Lavinia Meijer and Matt Haimovitz appear with Philip Glass in the Miner Auditorium at SFJAZZ on July 19 and 20. For more information and tickets, visit the SFJAZZ website.
Philips Glass’ next guests are three pianists – Russian pianist and composer Anton Batagov, jazz pianist Aaron Diehl, and Taiwanese keyboardist Jenny Lin.
Regarded as one of the most influential Russian composers and performers of our time, Anton Batagov initially studied at the Gnessin Russian Academy of Music and the Moscow Tchaikovsky Conservatory, and was a 1986 prizewinner at the International Tchaikovsky Competition. Batagov is as familiar with the music of Bach, Schubert, Beethoven, Messiaen and Ravel, as with composers of the Russian avant-garde, and has composed several film soundtracks, and over 3,000 tunes for the major Russian TV channels. He is credited with having fundamentally changed the character of new Russian music – bringing contemporary classics to the world of television music, and introducing the music of John Cage, Morton Feldman, Steve Reich and Philip Glass to Russian audiences.
Aaron Diehl is a classically trained pianist and composer, who – over the past 15 years – has made a significant impression on the world of jazz.

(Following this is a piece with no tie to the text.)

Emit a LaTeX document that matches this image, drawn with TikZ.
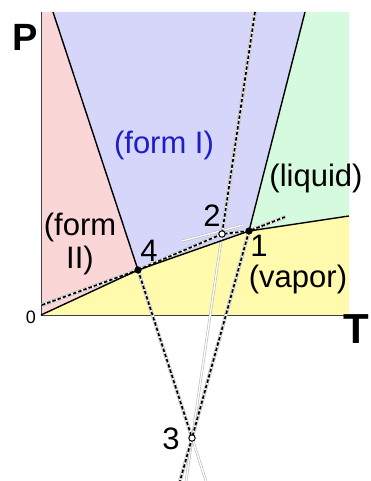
\documentclass[tikz,border=0pt]{standalone}
\usepackage{fontspec}
\setmainfont{Liberation Sans}
\definecolor{formtwo}{RGB}{250,214,214}
\definecolor{formone}{RGB}{214,214,250}
\definecolor{liquid}{RGB}{214,250,222}
\definecolor{vapor}{RGB}{255,250,172}
\definecolor{formblue}{RGB}{30,30,200}

\begin{document}
\begin{tikzpicture}[x=1pt,y=-1pt,
  curve/.style={black,line width=1.4pt},
  meta/.style={black,line width=1.7pt,dash pattern=on 3.5pt off 2pt,
    preaction={draw=gray!60,solid,line width=3.4pt},
    preaction={draw=white,solid,line width=2.3pt}},
  ghost/.style={draw=gray!55,line width=0.6pt,double=white,double distance=1.3pt},
  axis/.style={black!75,line width=0.9pt},
  lbl/.style={inner sep=0pt,font=\fontsize{31}{33}\selectfont}]
  \useasboundingbox (0,0) rectangle (371,481);

  % points
  \coordinate (O) at (41,315);
  \coordinate (p1) at (249,231);
  \coordinate (p2) at (222,234);
  \coordinate (p3) at (192,438);
  \coordinate (p4) at (138,270);
  \coordinate (tl) at (53,12);
  \coordinate (tr) at (305,12);
  \coordinate (rv) at (349,216);

  % phase regions
  \fill[formtwo] (41,12) -- (tl) -- (p4) -- (O) -- cycle;
  \fill[formone] (tl) -- (tr) -- (p1) -- (p4) -- cycle;
  \fill[liquid] (tr) -- (349,12) -- (rv) -- (p1) -- cycle;
  \fill[vapor] (O) -- (p4) -- (p1) -- (rv) -- (349,315) -- cycle;

  \draw[axis] (41,12) -- (O) -- (349,315);

  % metastable lines
  \coordinate (g0) at (182,241);
  \coordinate (g1) at (243,225);
  \coordinate (b43) at (206,481);
  \coordinate (b23) at (186,481);
  \coordinate (b13) at (180,481);
  \draw[ghost] (g0) -- (g1);
  \draw[ghost] (p2) -- (b23);
  \draw[ghost] (p3) -- (b43);
  \coordinate (d0) at (42,305);
  \coordinate (d5) at (285,217);
  \coordinate (t2) at (255,12);
  \draw[meta] (d0) -- (p4);
  \draw[meta] (p4) -- (p2) -- (p1) -- (d5);
  \draw[meta] (t2) -- (p2);
  \draw[meta] (p4) -- (p3);
  \draw[meta] (p1) -- (p3) -- (b13);

  % stable lines
  \draw[curve] (tl) -- (p4);
  \draw[curve] (tr) -- (p1);
  \draw[curve] (O) -- (p4) -- (p1) -- (rv);

  \foreach \p in {p1,p4}
    \fill[black] (\p) circle (3.6pt);
  \foreach \p in {p2,p3}
    \filldraw[fill=white,draw=black,line width=1pt] (\p) circle (3.2pt);

  % labels
  \node[lbl,text=formblue] (fI) at (164,145) {(form I)};
  \node[lbl] (liq) at (316,178) {(liquid)};
  \node[lbl,align=center] (fII) at (80,244) {(form\\II)};
  \node[lbl] (vap) at (298,279) {(vapor)};
  \foreach \n/\x/\y in {1/259/246,2/212/216,3/171/439,4/149/251}
    \node[lbl] (n\n) at (\x,\y) {\n};
  \node[inner sep=0pt,font=\fontsize{18}{18}\selectfont] (zero) at (31,317) {0};
  \node[inner sep=0pt,font=\fontsize{38}{38}\selectfont\bfseries] (P) at (25,37) {P};
  \node[inner sep=0pt,font=\fontsize{42}{42}\selectfont\bfseries] (T) at (356,329) {T};
\end{tikzpicture}
\end{document}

Described as “a staple of the jazz scene in New York since 2007”, he has been both pianist and musical director for vocalist Cécile McLorin Salvant, and – according to the New York Daily News – is “a rising star of jazz piano” with “an individual talent so huge that one day he may extend the jazz tradition”. He was the 2011 winner of the American Pianists Association’s Cole Porter Fellowship, has toured Europe with the Wynton Marsalis Septet, and has recently turned his attention to modern classical works, performing the Gershwin Piano Concerto with the Cleveland Orchestra, the Los Angeles Philharmonic, and the New York Philharmonic at its gala opening of the 2016-17 season, prompting the New York Times to comment: “… it’s hard to imagine that Gershwin would not have been impressed”.
Described as “dynamic” by the New York Times, pianist Jenny Lin has also won plaudits from Italy’s Eco di Bergamo: “She has not only bravura, flawless technique and youthful temperament; but also a class that is perceptible at once, and that puts her on a different level”. She received standing ovations at her Spoleto Festival debut, and has performed at Carnegie Hall, Avery Fisher Hall, the Kennedy Center, MoMA, Stanford Live and festivals such as Mostly Mozart, the Chopin Festival Austria and the Schleswig-Holstein Festival in Germany. Among the highlights of Jenny Lin’s 2017-18 season was the release of a recording of the complete Piano Etudes of Philip Glass, which she has been performing on a world tour with him.